### Goal
Extract every line from the records below that contains the word "diagram".

### Data excerpts
◇ ◇ ◇
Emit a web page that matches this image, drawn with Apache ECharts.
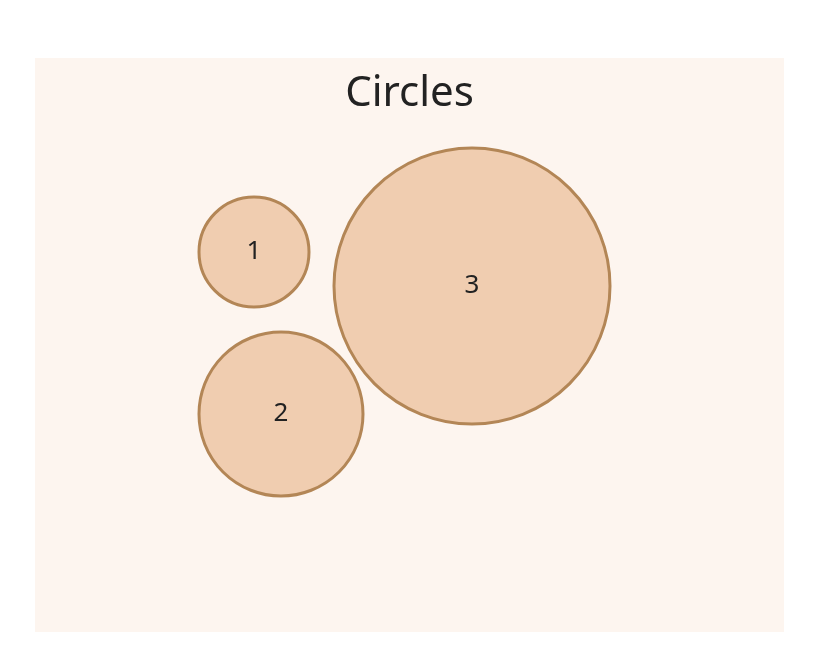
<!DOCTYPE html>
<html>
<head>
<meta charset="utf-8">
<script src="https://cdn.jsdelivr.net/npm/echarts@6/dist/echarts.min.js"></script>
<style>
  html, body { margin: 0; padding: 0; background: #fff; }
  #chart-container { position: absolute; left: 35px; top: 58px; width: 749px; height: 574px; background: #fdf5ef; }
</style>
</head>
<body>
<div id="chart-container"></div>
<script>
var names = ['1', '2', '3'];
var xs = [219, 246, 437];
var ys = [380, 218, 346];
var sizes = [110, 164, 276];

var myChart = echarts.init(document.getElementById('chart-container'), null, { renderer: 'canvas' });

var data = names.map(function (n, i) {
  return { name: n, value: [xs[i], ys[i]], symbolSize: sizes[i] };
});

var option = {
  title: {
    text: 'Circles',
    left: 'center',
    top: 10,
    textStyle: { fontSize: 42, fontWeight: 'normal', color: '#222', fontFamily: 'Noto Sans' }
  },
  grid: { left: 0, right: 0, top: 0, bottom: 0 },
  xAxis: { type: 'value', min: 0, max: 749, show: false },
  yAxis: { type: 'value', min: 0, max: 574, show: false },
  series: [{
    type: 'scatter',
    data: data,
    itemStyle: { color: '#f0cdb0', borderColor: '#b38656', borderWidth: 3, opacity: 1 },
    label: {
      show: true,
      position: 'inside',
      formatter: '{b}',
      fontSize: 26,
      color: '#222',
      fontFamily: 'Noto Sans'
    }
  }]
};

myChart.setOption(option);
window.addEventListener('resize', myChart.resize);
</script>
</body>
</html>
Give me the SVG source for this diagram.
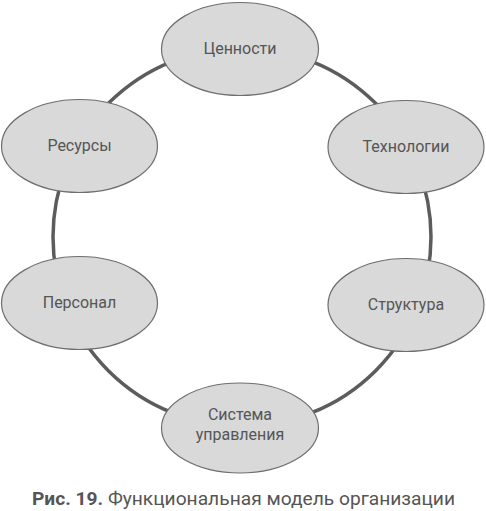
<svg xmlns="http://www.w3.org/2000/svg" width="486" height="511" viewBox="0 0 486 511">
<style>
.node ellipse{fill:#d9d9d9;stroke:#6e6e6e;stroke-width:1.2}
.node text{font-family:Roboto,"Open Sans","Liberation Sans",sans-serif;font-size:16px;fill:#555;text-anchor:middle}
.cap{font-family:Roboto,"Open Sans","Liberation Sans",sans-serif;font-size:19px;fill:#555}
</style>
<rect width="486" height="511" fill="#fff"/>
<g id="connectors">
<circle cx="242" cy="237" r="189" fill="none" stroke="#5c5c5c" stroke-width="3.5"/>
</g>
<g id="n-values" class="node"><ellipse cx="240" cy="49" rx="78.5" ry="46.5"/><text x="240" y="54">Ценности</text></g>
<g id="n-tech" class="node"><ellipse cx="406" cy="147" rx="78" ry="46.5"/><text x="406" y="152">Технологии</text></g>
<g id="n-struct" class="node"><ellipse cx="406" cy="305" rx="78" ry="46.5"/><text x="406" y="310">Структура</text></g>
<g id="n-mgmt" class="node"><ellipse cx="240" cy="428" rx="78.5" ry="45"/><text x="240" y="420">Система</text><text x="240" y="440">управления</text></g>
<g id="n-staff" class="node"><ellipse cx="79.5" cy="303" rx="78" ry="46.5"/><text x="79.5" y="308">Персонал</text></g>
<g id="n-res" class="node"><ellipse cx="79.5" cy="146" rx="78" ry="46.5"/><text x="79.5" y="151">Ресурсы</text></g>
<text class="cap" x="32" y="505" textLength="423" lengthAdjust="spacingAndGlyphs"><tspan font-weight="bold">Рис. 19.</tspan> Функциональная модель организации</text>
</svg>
◇ ◇ ◇
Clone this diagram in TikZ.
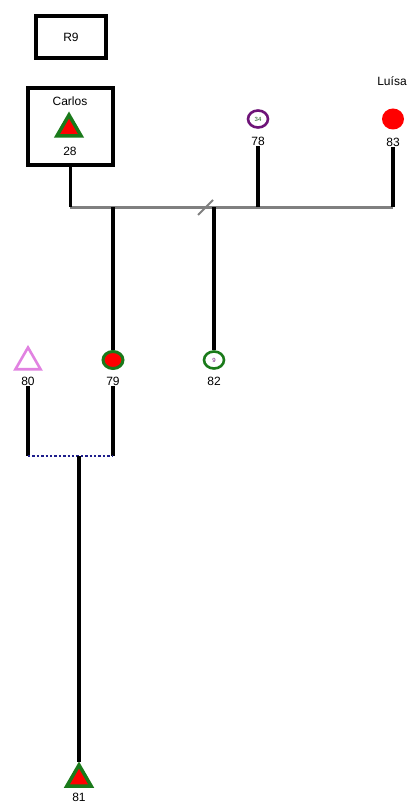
◇ ◇ ◇
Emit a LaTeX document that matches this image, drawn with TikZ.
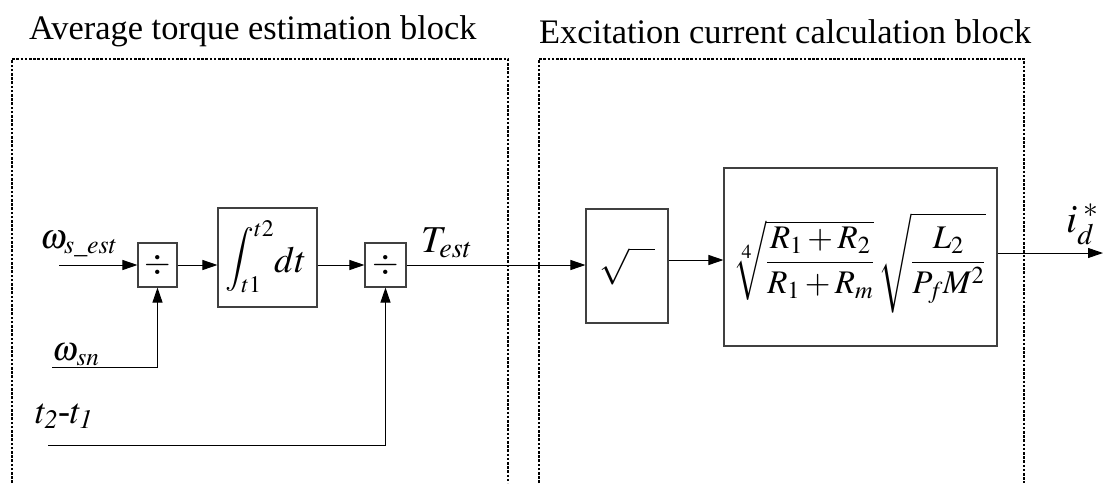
◇ ◇ ◇
### Finished exercise
Give me the SVG source for this diagram.
Clone this diagram in TikZ.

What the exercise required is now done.